* **Directive**
Word for word, print each line of the listing below; pictures stay out.

* **Dataset excerpt**

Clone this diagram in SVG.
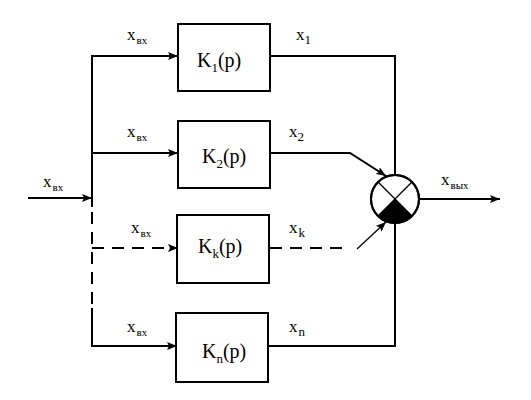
<svg xmlns="http://www.w3.org/2000/svg" width="531" height="400" viewBox="0 0 531 400">
<style>
.ln{stroke:#000;stroke-width:2;fill:none}
.dl{stroke:#000;stroke-width:2;fill:none;stroke-dasharray:12,8}
.th{stroke:#000;stroke-width:1.3;fill:none}
.box{stroke:#000;stroke-width:2;fill:#fff}
text{font-family:"Liberation Serif","Times New Roman",serif;fill:#000}
.lb{font-size:17px}
.sb{font-size:11px}
.bk{font-size:20px}
.bs{font-size:13px}
</style>
<defs>
<marker id="ar" viewBox="0 0 10 8" refX="10" refY="4" markerWidth="10" markerHeight="8" markerUnits="userSpaceOnUse" orient="auto">
<path d="M0,0 L10,4 L0,8 L2,4 Z" fill="#000"/>
</marker>
</defs>
<rect width="531" height="400" fill="#fff"/>
<g id="connectors">
<line class="ln" x1="28" y1="198" x2="92" y2="198" marker-end="url(#ar)"/>
<polyline class="ln" points="92,207 92,56 178,56" marker-end="url(#ar)"/>
<line class="ln" x1="92" y1="153" x2="178" y2="153" marker-end="url(#ar)"/>
<line class="dl" x1="92" y1="212" x2="92" y2="308"/>
<polyline class="ln" points="92,308 92,346 177,346" marker-end="url(#ar)"/>
<line class="dl" x1="92" y1="248" x2="178" y2="248" marker-end="url(#ar)"/>
<polyline class="ln" points="270,56 395,56 395,175"/>
<polyline class="ln" points="270,153 350,153 386,176" marker-end="url(#ar)"/>
<line class="dl" x1="270" y1="248" x2="350" y2="248"/>
<line class="th" x1="357" y1="249" x2="386" y2="222" marker-end="url(#ar)"/>
<polyline class="ln" points="268,346 395,346 395,223"/>
<line class="ln" x1="419" y1="199" x2="500" y2="199" marker-end="url(#ar)"/>
</g>
<g id="sum">
<circle cx="395" cy="199" r="24" fill="#fff" stroke="#000" stroke-width="2"/>
<path d="M395,199 L411.97,215.97 A24,24 0 0 1 378.03,215.97 Z" fill="#000"/>
<line class="th" x1="378.03" y1="182.03" x2="411.97" y2="215.97"/>
<line class="th" x1="411.97" y1="182.03" x2="378.03" y2="215.97"/>
<circle cx="395" cy="199" r="24" fill="none" stroke="#000" stroke-width="2"/>
</g>
<g id="box1">
<rect class="box" x="178" y="24" width="92" height="67"/>
<text class="bk" x="197" y="67">K<tspan class="bs" dy="5">1</tspan><tspan dy="-5">(p)</tspan></text>
</g>
<g id="box2">
<rect class="box" x="178" y="121" width="92" height="67"/>
<text class="bk" x="202" y="163">K<tspan class="bs" dy="5">2</tspan><tspan dy="-5">(p)</tspan></text>
</g>
<g id="boxk">
<rect class="box" x="177" y="215" width="92" height="68"/>
<text class="bk" x="198" y="253">K<tspan class="bs" dy="5">k</tspan><tspan dy="-5">(p)</tspan></text>
</g>
<g id="boxn">
<rect class="box" x="176" y="313" width="92" height="69"/>
<text class="bk" x="202" y="358">K<tspan class="bs" dy="5">n</tspan><tspan dy="-5">(p)</tspan></text>
</g>
<g id="labels">
<text class="lb" x="43" y="187">x<tspan class="sb" dx="1" dy="4">вх</tspan></text>
<text class="lb" x="127" y="40">x<tspan class="sb" dx="1" dy="4">вх</tspan></text>
<text class="lb" x="127" y="137">x<tspan class="sb" dx="1" dy="4">вх</tspan></text>
<text class="lb" x="131" y="233">x<tspan class="sb" dx="1" dy="4">вх</tspan></text>
<text class="lb" x="127" y="332">x<tspan class="sb" dx="1" dy="4">вх</tspan></text>
<text class="lb" x="296" y="40">x<tspan class="bs" dy="4">1</tspan></text>
<text class="lb" x="289" y="137">x<tspan class="bs" dy="4">2</tspan></text>
<text class="lb" x="289" y="233">x<tspan class="bs" dx="1" dy="4">k</tspan></text>
<text class="lb" x="289" y="332">x<tspan class="bs" dx="1" dy="4">n</tspan></text>
<text class="lb" x="441" y="185">x<tspan class="sb" dx="1" dy="4">вых</tspan></text>
</g>
</svg>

* **Complete answer**
Clone this diagram in SVG.
<svg xmlns="http://www.w3.org/2000/svg" width="531" height="400" viewBox="0 0 531 400">
<style>
.ln{stroke:#000;stroke-width:2;fill:none}
.dl{stroke:#000;stroke-width:2;fill:none;stroke-dasharray:12,8}
.th{stroke:#000;stroke-width:1.3;fill:none}
.box{stroke:#000;stroke-width:2;fill:#fff}
text{font-family:"Liberation Serif","Times New Roman",serif;fill:#000}
.lb{font-size:17px}
.sb{font-size:11px}
.bk{font-size:20px}
.bs{font-size:13px}
</style>
<defs>
<marker id="ar" viewBox="0 0 10 8" refX="10" refY="4" markerWidth="10" markerHeight="8" markerUnits="userSpaceOnUse" orient="auto">
<path d="M0,0 L10,4 L0,8 L2,4 Z" fill="#000"/>
</marker>
</defs>
<rect width="531" height="400" fill="#fff"/>
<g id="connectors">
<line class="ln" x1="28" y1="198" x2="92" y2="198" marker-end="url(#ar)"/>
<polyline class="ln" points="92,207 92,56 178,56" marker-end="url(#ar)"/>
<line class="ln" x1="92" y1="153" x2="178" y2="153" marker-end="url(#ar)"/>
<line class="dl" x1="92" y1="212" x2="92" y2="308"/>
<polyline class="ln" points="92,308 92,346 177,346" marker-end="url(#ar)"/>
<line class="dl" x1="92" y1="248" x2="178" y2="248" marker-end="url(#ar)"/>
<polyline class="ln" points="270,56 395,56 395,175"/>
<polyline class="ln" points="270,153 350,153 386,176" marker-end="url(#ar)"/>
<line class="dl" x1="270" y1="248" x2="350" y2="248"/>
<line class="th" x1="357" y1="249" x2="386" y2="222" marker-end="url(#ar)"/>
<polyline class="ln" points="268,346 395,346 395,223"/>
<line class="ln" x1="419" y1="199" x2="500" y2="199" marker-end="url(#ar)"/>
</g>
<g id="sum">
<circle cx="395" cy="199" r="24" fill="#fff" stroke="#000" stroke-width="2"/>
<path d="M395,199 L411.97,215.97 A24,24 0 0 1 378.03,215.97 Z" fill="#000"/>
<line class="th" x1="378.03" y1="182.03" x2="411.97" y2="215.97"/>
<line class="th" x1="411.97" y1="182.03" x2="378.03" y2="215.97"/>
<circle cx="395" cy="199" r="24" fill="none" stroke="#000" stroke-width="2"/>
</g>
<g id="box1">
<rect class="box" x="178" y="24" width="92" height="67"/>
<text class="bk" x="197" y="67">K<tspan class="bs" dy="5">1</tspan><tspan dy="-5">(p)</tspan></text>
</g>
<g id="box2">
<rect class="box" x="178" y="121" width="92" height="67"/>
<text class="bk" x="202" y="163">K<tspan class="bs" dy="5">2</tspan><tspan dy="-5">(p)</tspan></text>
</g>
<g id="boxk">
<rect class="box" x="177" y="215" width="92" height="68"/>
<text class="bk" x="198" y="253">K<tspan class="bs" dy="5">k</tspan><tspan dy="-5">(p)</tspan></text>
</g>
<g id="boxn">
<rect class="box" x="176" y="313" width="92" height="69"/>
<text class="bk" x="202" y="358">K<tspan class="bs" dy="5">n</tspan><tspan dy="-5">(p)</tspan></text>
</g>
<g id="labels">
<text class="lb" x="43" y="187">x<tspan class="sb" dx="1" dy="4">вх</tspan></text>
<text class="lb" x="127" y="40">x<tspan class="sb" dx="1" dy="4">вх</tspan></text>
<text class="lb" x="127" y="137">x<tspan class="sb" dx="1" dy="4">вх</tspan></text>
<text class="lb" x="131" y="233">x<tspan class="sb" dx="1" dy="4">вх</tspan></text>
<text class="lb" x="127" y="332">x<tspan class="sb" dx="1" dy="4">вх</tspan></text>
<text class="lb" x="296" y="40">x<tspan class="bs" dy="4">1</tspan></text>
<text class="lb" x="289" y="137">x<tspan class="bs" dy="4">2</tspan></text>
<text class="lb" x="289" y="233">x<tspan class="bs" dx="1" dy="4">k</tspan></text>
<text class="lb" x="289" y="332">x<tspan class="bs" dx="1" dy="4">n</tspan></text>
<text class="lb" x="441" y="185">x<tspan class="sb" dx="1" dy="4">вых</tspan></text>
</g>
</svg>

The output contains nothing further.